My Journal for Today: This is a hard saying from Jesus on the cross. My studies reveal that Martin Luther worked diligently for years but had trouble grasping what Jesus said in today’s passage, … our Lord feeling so abandoned on the cross. And so, who am I to be trying to explain this? … Well, the answer lies in the fact that I have the same Holy Spirit to help me lay hold of God’s word just as did Martin Luther. I also have the advantage of centuries of brilliant theologians like Luther and other, more current Bible scholars, …men like John MacArthur in my devotional book, to help me. But the main issue still resides in my willingness to humbly seek after God’s, i.e., the Holy Spirit’s, ministry of enlightenment. So, if I pray for God’s mind and wisdom, He is willing to provide it to me (see James 1: 5, 6). So here goes [but you check me out in the Spirit of 1st John 4: 1 or 1st Thes. 5: 17].
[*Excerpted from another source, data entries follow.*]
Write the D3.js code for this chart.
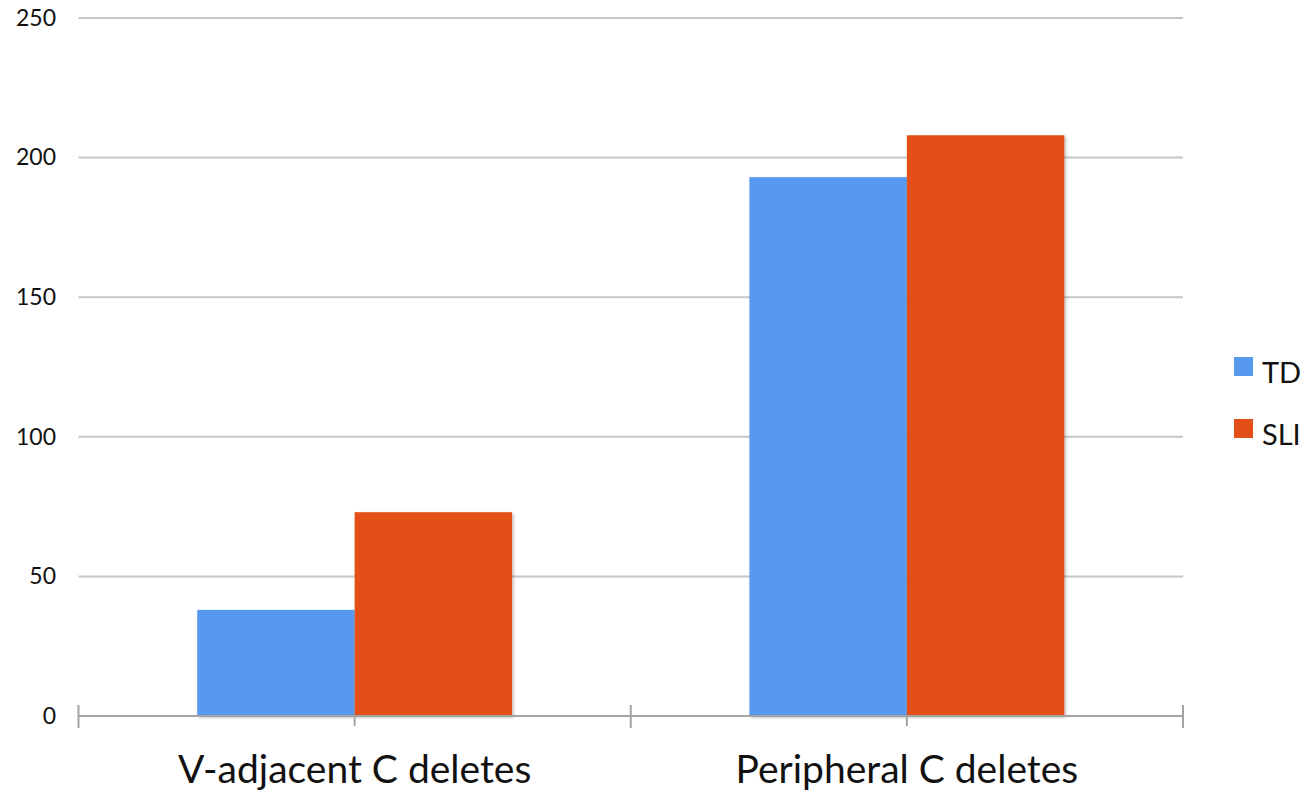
<!DOCTYPE html>
<html>
<head>
<meta charset="utf-8">
<script src="https://cdn.jsdelivr.net/npm/d3@7"></script>
<style>
  html, body { margin: 0; padding: 0; background: #fff; }
  svg { display: block; font-family: "Lato", "Open Sans", sans-serif; }
</style>
</head>
<body>
<svg id="chart" width="1305" height="793"></svg>
<script>
// Deletion counts by position, per group
const categories = ["V-adjacent C deletes", "Peripheral C deletes"];
const seriesNames = ["TD", "SLI"];
const tdValues = [38, 193];
const sliValues = [73, 208];
const yTicks = [0, 50, 100, 150, 200, 250];
const colors = { TD: "#5699EE", SLI: "#E35017" };

const rows = categories.map((c, i) => ({ category: c, TD: tdValues[i], SLI: sliValues[i] }));

const svg = d3.select("#chart");
const plot = { left: 78.5, right: 1183, top: 18, bottom: 716 };

const x = d3.scaleBand().domain(categories).range([plot.left, plot.right]).padding(0);
const xs = d3.scaleBand().domain(seriesNames).range([0, x.bandwidth()]).paddingInner(0).paddingOuter(0.754);
const y = d3.scaleLinear().domain([0, 250]).range([plot.bottom, plot.top]);

// soft shadow under the bars
const defs = svg.append("defs");
const f = defs.append("filter").attr("id", "shadow").attr("x", "-10%").attr("y", "-10%").attr("width", "120%").attr("height", "120%");
f.append("feDropShadow").attr("dx", 1.5).attr("dy", 1.5).attr("stdDeviation", 1.5)
  .attr("flood-color", "#000").attr("flood-opacity", 0.28);

// horizontal gridlines
svg.append("g")
  .selectAll("line")
  .data(yTicks.filter(t => t > 0))
  .join("line")
  .attr("x1", plot.left).attr("x2", plot.right)
  .attr("y1", d => y(d)).attr("y2", d => y(d))
  .attr("stroke", "#C6C6C6").attr("stroke-width", 2);

// y tick labels
svg.append("g")
  .selectAll("text")
  .data(yTicks)
  .join("text")
  .attr("x", 56).attr("y", d => y(d) + 2)
  .attr("text-anchor", "end").attr("dominant-baseline", "middle")
  .attr("font-size", 23).attr("fill", "#111")
  .text(d => d);

// bars
const groups = svg.append("g")
  .selectAll("g")
  .data(rows)
  .join("g")
  .attr("transform", d => `translate(${x(d.category)},0)`);

groups.selectAll("rect")
  .data(d => seriesNames.map(s => ({ s, v: d[s] })))
  .join("rect")
  .attr("x", d => xs(d.s))
  .attr("width", xs.bandwidth())
  .attr("y", d => y(d.v))
  .attr("height", d => y(0) - y(d.v))
  .attr("fill", d => colors[d.s])
  .attr("filter", "url(#shadow)");

// baseline axis with tick marks
const axis = svg.append("g");
axis.append("line")
  .attr("x1", plot.left).attr("x2", plot.right)
  .attr("y1", y(0)).attr("y2", y(0))
  .attr("stroke", "#A3A3A3").attr("stroke-width", 2);

const boundaries = categories.map(c => x(c)).concat([plot.right]);
axis.selectAll("line.bound")
  .data(boundaries)
  .join("line").attr("class", "bound")
  .attr("x1", d => d).attr("x2", d => d)
  .attr("y1", y(0) - 11).attr("y2", y(0) + 12)
  .attr("stroke", "#A3A3A3").attr("stroke-width", 2);

axis.selectAll("line.mid")
  .data(categories)
  .join("line").attr("class", "mid")
  .attr("x1", d => x(d) + x.bandwidth() / 2).attr("x2", d => x(d) + x.bandwidth() / 2)
  .attr("y1", y(0)).attr("y2", y(0) + 10)
  .attr("stroke", "#A3A3A3").attr("stroke-width", 2);

// category labels
svg.append("g")
  .selectAll("text")
  .data(categories)
  .join("text")
  .attr("x", d => x(d) + x.bandwidth() / 2)
  .attr("y", 783)
  .attr("text-anchor", "middle")
  .attr("font-size", 39).attr("fill", "#111")
  .text(d => d);

// legend
const legend = svg.append("g")
  .selectAll("g")
  .data(seriesNames)
  .join("g")
  .attr("transform", (d, i) => `translate(1234,${357 + i * 62})`);

legend.append("rect")
  .attr("width", 19).attr("height", 19)
  .attr("fill", d => colors[d]);

legend.append("text")
  .attr("x", 28).attr("y", 26)
  .attr("font-size", 29).attr("fill", "#111")
  .text(d => d);
</script>
</body>
</html>
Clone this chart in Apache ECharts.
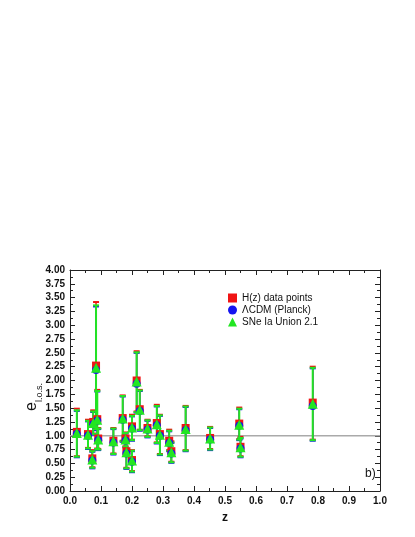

We do know that God cannot abide sin (see Habakkuk 1: 13); and it is truth that Jesus became the sin of all mankind on that cross. And so, a Father-God, Who is perfectly Holy, could not be – in that moment where Jesus hung on the cross having taken on the sins of all mankind – in the presence of sin. Therefore, God, the Father, had to turn His back on His own Son. The horror of that for God, the Son, is unimaginable for me; and it’s heart wrenching to read our Lord lamenting what He had dreaded so heavily earlier during His passion, e.g., when He prayed in the Garden of Gethsemane before being arrested.
But this should tell us how much sin is a curse [see also Gal. 3: 13] as we come into the presence of God; and for Christ becoming the propitiation for our sin on the cross had to be anathema in the presence of His Holy Father. That’s the way it is when we let sin come between God and our own souls (see 1st John 1: 10). God doesn’t hate us (personally) when we sin. To the contrary, He loves us – perfectly! But, He hates our sin; and the only way for us to maintain the intimacy of fellowship with our Lord is for us to be cleansed by the very blood which Christ was shedding on that cross as He spoke the lament we read in today’s verse [again, see that wondrous promise of 1st John 1: 9, which you should have memorized cold by now!].
Gratefully, as in that verse, God has provided a way for this cleansing to take place through confession; and, in that regard, this verse becomes one of the most hopeful passages in all of the New Testament for me (and probably for you, too). And then by repenting – truly repenting – and walking to follow Christ (see Luke 9: 23, which you should also have in memory), we can maintain the closeness that Christ lost by shouldering our sin … the intimacy the God-Man regained when He ascended and was re-glorified by His Father.